◆ **EXERCISE OBJECTIVE**: Write every line out verbatim and omit the pictures.

━━━ SOURCE EXCERPT

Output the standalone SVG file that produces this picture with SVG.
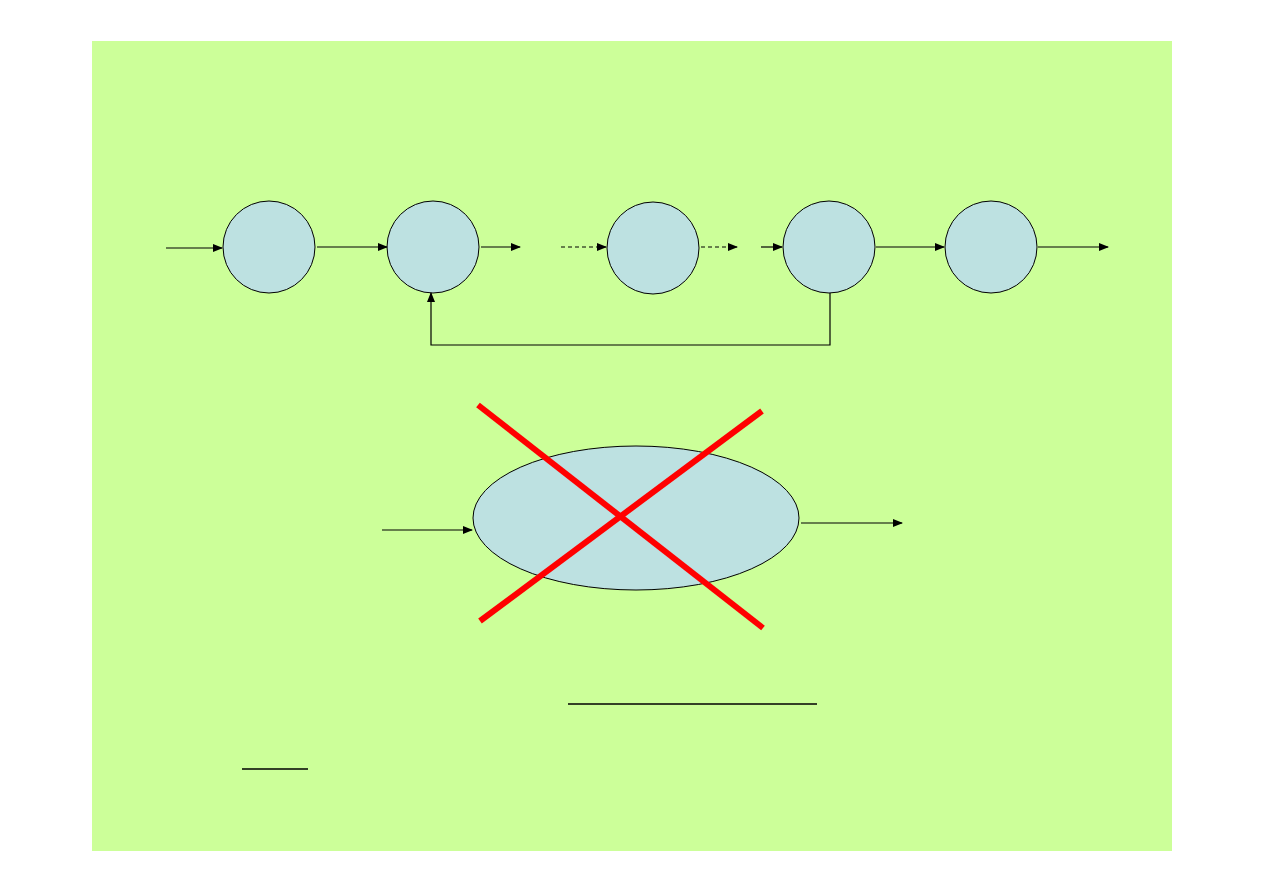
<svg xmlns="http://www.w3.org/2000/svg" width="1263" height="893" viewBox="0 0 1263 893">
<defs>
<style>
.n{fill:#bde1e1;stroke:#000;stroke-width:1}
.c{stroke:#000;stroke-width:1.2;fill:none}
.d{stroke-dasharray:4,3}
.x{stroke:#f00;stroke-width:6}
</style>
<marker id="a" markerWidth="10" markerHeight="8" refX="9" refY="4" orient="auto" markerUnits="userSpaceOnUse"><path d="M0,0L10,4L0,8z" fill="#000"/></marker>
</defs>
<rect width="1263" height="893" fill="#fff"/>
<rect x="92" y="41" width="1080" height="810" fill="#ccff99"/>
<g id="n1"><circle class="n" cx="269" cy="247" r="46"/></g>
<g id="n2"><circle class="n" cx="433" cy="247" r="46"/></g>
<g id="n3"><circle class="n" cx="653" cy="248" r="46"/></g>
<g id="n4"><circle class="n" cx="829" cy="247" r="46"/></g>
<g id="n5"><circle class="n" cx="991" cy="247" r="46"/></g>
<g id="n6"><ellipse class="n" cx="636" cy="518" rx="163" ry="72"/></g>
<g id="connectors">
<line class="c" x1="166" y1="248" x2="222" y2="248" marker-end="url(#a)"/>
<line class="c" x1="317" y1="247" x2="387" y2="247" marker-end="url(#a)"/>
<line class="c" x1="481" y1="247" x2="520" y2="247" marker-end="url(#a)"/>
<line class="c d" x1="561" y1="247" x2="606" y2="247" marker-end="url(#a)"/>
<line class="c d" x1="701" y1="247" x2="737" y2="247" marker-end="url(#a)"/>
<line class="c" x1="761" y1="247" x2="782" y2="247" marker-end="url(#a)"/>
<line class="c" x1="876" y1="247" x2="944" y2="247" marker-end="url(#a)"/>
<line class="c" x1="1038" y1="247" x2="1108" y2="247" marker-end="url(#a)"/>
<polyline class="c" points="830,293 830,345 431,345 431,293" marker-end="url(#a)"/>
<line class="c" x1="382" y1="530" x2="472" y2="530" marker-end="url(#a)"/>
<line class="c" x1="801" y1="523" x2="902" y2="523" marker-end="url(#a)"/>
</g>
<line class="x" x1="478" y1="405" x2="763" y2="628"/>
<line class="x" x1="480" y1="621" x2="762" y2="411"/>
<line x1="568" y1="704" x2="817" y2="704" stroke="#000" stroke-width="1.5"/>
<line x1="242" y1="769" x2="308" y2="769" stroke="#000" stroke-width="1.5"/>
</svg>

━━━━━━

◆ **THE COMPLETED TASK**:
Output the standalone SVG file that produces this picture with SVG.
<svg xmlns="http://www.w3.org/2000/svg" width="1263" height="893" viewBox="0 0 1263 893">
<defs>
<style>
.n{fill:#bde1e1;stroke:#000;stroke-width:1}
.c{stroke:#000;stroke-width:1.2;fill:none}
.d{stroke-dasharray:4,3}
.x{stroke:#f00;stroke-width:6}
</style>
<marker id="a" markerWidth="10" markerHeight="8" refX="9" refY="4" orient="auto" markerUnits="userSpaceOnUse"><path d="M0,0L10,4L0,8z" fill="#000"/></marker>
</defs>
<rect width="1263" height="893" fill="#fff"/>
<rect x="92" y="41" width="1080" height="810" fill="#ccff99"/>
<g id="n1"><circle class="n" cx="269" cy="247" r="46"/></g>
<g id="n2"><circle class="n" cx="433" cy="247" r="46"/></g>
<g id="n3"><circle class="n" cx="653" cy="248" r="46"/></g>
<g id="n4"><circle class="n" cx="829" cy="247" r="46"/></g>
<g id="n5"><circle class="n" cx="991" cy="247" r="46"/></g>
<g id="n6"><ellipse class="n" cx="636" cy="518" rx="163" ry="72"/></g>
<g id="connectors">
<line class="c" x1="166" y1="248" x2="222" y2="248" marker-end="url(#a)"/>
<line class="c" x1="317" y1="247" x2="387" y2="247" marker-end="url(#a)"/>
<line class="c" x1="481" y1="247" x2="520" y2="247" marker-end="url(#a)"/>
<line class="c d" x1="561" y1="247" x2="606" y2="247" marker-end="url(#a)"/>
<line class="c d" x1="701" y1="247" x2="737" y2="247" marker-end="url(#a)"/>
<line class="c" x1="761" y1="247" x2="782" y2="247" marker-end="url(#a)"/>
<line class="c" x1="876" y1="247" x2="944" y2="247" marker-end="url(#a)"/>
<line class="c" x1="1038" y1="247" x2="1108" y2="247" marker-end="url(#a)"/>
<polyline class="c" points="830,293 830,345 431,345 431,293" marker-end="url(#a)"/>
<line class="c" x1="382" y1="530" x2="472" y2="530" marker-end="url(#a)"/>
<line class="c" x1="801" y1="523" x2="902" y2="523" marker-end="url(#a)"/>
</g>
<line class="x" x1="478" y1="405" x2="763" y2="628"/>
<line class="x" x1="480" y1="621" x2="762" y2="411"/>
<line x1="568" y1="704" x2="817" y2="704" stroke="#000" stroke-width="1.5"/>
<line x1="242" y1="769" x2="308" y2="769" stroke="#000" stroke-width="1.5"/>
</svg>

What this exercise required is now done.